◆ Instructions for the task:
Go through the listing and set it down exactly, leaving out its pictures.

◆ Stored data:
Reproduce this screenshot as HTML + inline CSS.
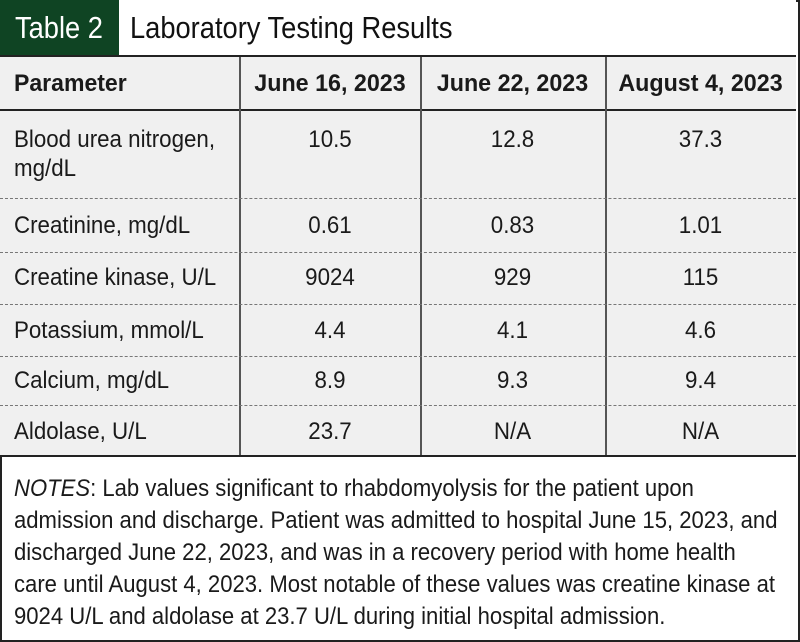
<!DOCTYPE html>
<html><head><meta charset="utf-8"><style>
html,body{margin:0;padding:0;background:#fff}
body{width:800px;height:642px;position:relative;overflow:hidden;font-family:"Liberation Sans",sans-serif;color:#1a1a1a}
.frame{position:absolute;left:0;top:0;width:796px;height:638px;border:2px solid #222}
.title{position:absolute;left:0;top:0;width:796px;height:55px;border-bottom:2px solid #222;background:#fff}
.tag{position:absolute;left:0;top:0;width:119px;height:55px;background:#0f4423}
.tag span{position:absolute;left:15px;top:0;color:#fff;font-size:31px;line-height:56px;white-space:nowrap;transform:scaleX(0.88);transform-origin:left}
.ttl{position:absolute;left:130px;top:0;font-size:31px;line-height:56px;color:#111;white-space:nowrap;transform:scaleX(0.88);transform-origin:left}
.tbl{position:absolute;left:0;top:57px;width:796px;height:398px;background:#f0f0f0}
.hdr{position:absolute;left:0;top:0;width:796px;height:52px;border-bottom:2px solid #222;font-weight:bold}
.hdr .l{transform:scaleX(0.96)}
.hdr .m{transform:scaleX(0.97)}
.v{position:absolute;top:0;width:2px;height:398px;background:#555}
.c{position:absolute;font-size:24px;line-height:29px;white-space:nowrap}
.l{transform:scaleX(0.93);transform-origin:left}
.m{transform:scaleX(0.93);transform-origin:center;text-align:center}
.dash{position:absolute;left:0;width:796px;border-top:1.5px dashed #777}
.bot{position:absolute;left:0;top:455px;width:796px;height:2px;background:#222}
.n{position:absolute;left:14px;font-size:24px;line-height:32px;white-space:nowrap;transform:scaleX(0.92);transform-origin:left}
</style></head><body>
<div class="frame"></div>
<div class="title"><div class="tag"><span>Table 2</span></div><div class="ttl">Laboratory Testing Results</div></div>
<div class="tbl">
 <div class="hdr">
  <div class="c l" style="left:14px;top:12px">Parameter</div>
  <div class="c m" style="left:240px;width:180px;top:12px">June 16, 2023</div>
  <div class="c m" style="left:420px;width:185px;top:12px">June 22, 2023</div>
  <div class="c m" style="left:605px;width:191px;top:12px">August 4, 2023</div>
 </div>
 <div class="v" style="left:239px"></div>
 <div class="v" style="left:420px"></div>
 <div class="v" style="left:605px"></div>
 <div class="c l" style="left:14px;top:68px">Blood urea nitrogen,<br>mg/dL</div>
 <div class="c m" style="left:240px;width:180px;top:68px">10.5</div>
 <div class="c m" style="left:420px;width:185px;top:68px">12.8</div>
 <div class="c m" style="left:605px;width:191px;top:68px">37.3</div>
 <div class="dash" style="top:141px"></div>
 <div class="c l" style="left:14px;top:154px">Creatinine, mg/dL</div>
 <div class="c m" style="left:240px;width:180px;top:154px">0.61</div>
 <div class="c m" style="left:420px;width:185px;top:154px">0.83</div>
 <div class="c m" style="left:605px;width:191px;top:154px">1.01</div>
 <div class="dash" style="top:195px"></div>
 <div class="c l" style="left:14px;top:206px">Creatine kinase, U/L</div>
 <div class="c m" style="left:240px;width:180px;top:206px">9024</div>
 <div class="c m" style="left:420px;width:185px;top:206px">929</div>
 <div class="c m" style="left:605px;width:191px;top:206px">115</div>
 <div class="dash" style="top:247px"></div>
 <div class="c l" style="left:14px;top:259px">Potassium, mmol/L</div>
 <div class="c m" style="left:240px;width:180px;top:259px">4.4</div>
 <div class="c m" style="left:420px;width:185px;top:259px">4.1</div>
 <div class="c m" style="left:605px;width:191px;top:259px">4.6</div>
 <div class="dash" style="top:299px"></div>
 <div class="c l" style="left:14px;top:309px">Calcium, mg/dL</div>
 <div class="c m" style="left:240px;width:180px;top:309px">8.9</div>
 <div class="c m" style="left:420px;width:185px;top:309px">9.3</div>
 <div class="c m" style="left:605px;width:191px;top:309px">9.4</div>
 <div class="dash" style="top:348px"></div>
 <div class="c l" style="left:14px;top:360px">Aldolase, U/L</div>
 <div class="c m" style="left:240px;width:180px;top:360px">23.7</div>
 <div class="c m" style="left:420px;width:185px;top:360px">N/A</div>
 <div class="c m" style="left:605px;width:191px;top:360px">N/A</div>
</div>
<div class="bot"></div>
<div class="n" style="top:473px"><i>NOTES</i>: Lab values significant to rhabdomyolysis for the patient upon</div>
<div class="n" style="top:505px">admission and discharge. Patient was admitted to hospital June 15, 2023, and</div>
<div class="n" style="top:537px">discharged June 22, 2023, and was in a recovery period with home health</div>
<div class="n" style="top:569px">care until August 4, 2023. Most notable of these values was creatine kinase at</div>
<div class="n" style="top:601px">9024 U/L and aldolase at 23.7 U/L during initial hospital admission.</div>
</body></html>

◆ Written solution:
Reproduce this screenshot as HTML + inline CSS.
<!DOCTYPE html>
<html><head><meta charset="utf-8"><style>
html,body{margin:0;padding:0;background:#fff}
body{width:800px;height:642px;position:relative;overflow:hidden;font-family:"Liberation Sans",sans-serif;color:#1a1a1a}
.frame{position:absolute;left:0;top:0;width:796px;height:638px;border:2px solid #222}
.title{position:absolute;left:0;top:0;width:796px;height:55px;border-bottom:2px solid #222;background:#fff}
.tag{position:absolute;left:0;top:0;width:119px;height:55px;background:#0f4423}
.tag span{position:absolute;left:15px;top:0;color:#fff;font-size:31px;line-height:56px;white-space:nowrap;transform:scaleX(0.88);transform-origin:left}
.ttl{position:absolute;left:130px;top:0;font-size:31px;line-height:56px;color:#111;white-space:nowrap;transform:scaleX(0.88);transform-origin:left}
.tbl{position:absolute;left:0;top:57px;width:796px;height:398px;background:#f0f0f0}
.hdr{position:absolute;left:0;top:0;width:796px;height:52px;border-bottom:2px solid #222;font-weight:bold}
.hdr .l{transform:scaleX(0.96)}
.hdr .m{transform:scaleX(0.97)}
.v{position:absolute;top:0;width:2px;height:398px;background:#555}
.c{position:absolute;font-size:24px;line-height:29px;white-space:nowrap}
.l{transform:scaleX(0.93);transform-origin:left}
.m{transform:scaleX(0.93);transform-origin:center;text-align:center}
.dash{position:absolute;left:0;width:796px;border-top:1.5px dashed #777}
.bot{position:absolute;left:0;top:455px;width:796px;height:2px;background:#222}
.n{position:absolute;left:14px;font-size:24px;line-height:32px;white-space:nowrap;transform:scaleX(0.92);transform-origin:left}
</style></head><body>
<div class="frame"></div>
<div class="title"><div class="tag"><span>Table 2</span></div><div class="ttl">Laboratory Testing Results</div></div>
<div class="tbl">
 <div class="hdr">
  <div class="c l" style="left:14px;top:12px">Parameter</div>
  <div class="c m" style="left:240px;width:180px;top:12px">June 16, 2023</div>
  <div class="c m" style="left:420px;width:185px;top:12px">June 22, 2023</div>
  <div class="c m" style="left:605px;width:191px;top:12px">August 4, 2023</div>
 </div>
 <div class="v" style="left:239px"></div>
 <div class="v" style="left:420px"></div>
 <div class="v" style="left:605px"></div>
 <div class="c l" style="left:14px;top:68px">Blood urea nitrogen,<br>mg/dL</div>
 <div class="c m" style="left:240px;width:180px;top:68px">10.5</div>
 <div class="c m" style="left:420px;width:185px;top:68px">12.8</div>
 <div class="c m" style="left:605px;width:191px;top:68px">37.3</div>
 <div class="dash" style="top:141px"></div>
 <div class="c l" style="left:14px;top:154px">Creatinine, mg/dL</div>
 <div class="c m" style="left:240px;width:180px;top:154px">0.61</div>
 <div class="c m" style="left:420px;width:185px;top:154px">0.83</div>
 <div class="c m" style="left:605px;width:191px;top:154px">1.01</div>
 <div class="dash" style="top:195px"></div>
 <div class="c l" style="left:14px;top:206px">Creatine kinase, U/L</div>
 <div class="c m" style="left:240px;width:180px;top:206px">9024</div>
 <div class="c m" style="left:420px;width:185px;top:206px">929</div>
 <div class="c m" style="left:605px;width:191px;top:206px">115</div>
 <div class="dash" style="top:247px"></div>
 <div class="c l" style="left:14px;top:259px">Potassium, mmol/L</div>
 <div class="c m" style="left:240px;width:180px;top:259px">4.4</div>
 <div class="c m" style="left:420px;width:185px;top:259px">4.1</div>
 <div class="c m" style="left:605px;width:191px;top:259px">4.6</div>
 <div class="dash" style="top:299px"></div>
 <div class="c l" style="left:14px;top:309px">Calcium, mg/dL</div>
 <div class="c m" style="left:240px;width:180px;top:309px">8.9</div>
 <div class="c m" style="left:420px;width:185px;top:309px">9.3</div>
 <div class="c m" style="left:605px;width:191px;top:309px">9.4</div>
 <div class="dash" style="top:348px"></div>
 <div class="c l" style="left:14px;top:360px">Aldolase, U/L</div>
 <div class="c m" style="left:240px;width:180px;top:360px">23.7</div>
 <div class="c m" style="left:420px;width:185px;top:360px">N/A</div>
 <div class="c m" style="left:605px;width:191px;top:360px">N/A</div>
</div>
<div class="bot"></div>
<div class="n" style="top:473px"><i>NOTES</i>: Lab values significant to rhabdomyolysis for the patient upon</div>
<div class="n" style="top:505px">admission and discharge. Patient was admitted to hospital June 15, 2023, and</div>
<div class="n" style="top:537px">discharged June 22, 2023, and was in a recovery period with home health</div>
<div class="n" style="top:569px">care until August 4, 2023. Most notable of these values was creatine kinase at</div>
<div class="n" style="top:601px">9024 U/L and aldolase at 23.7 U/L during initial hospital admission.</div>
</body></html>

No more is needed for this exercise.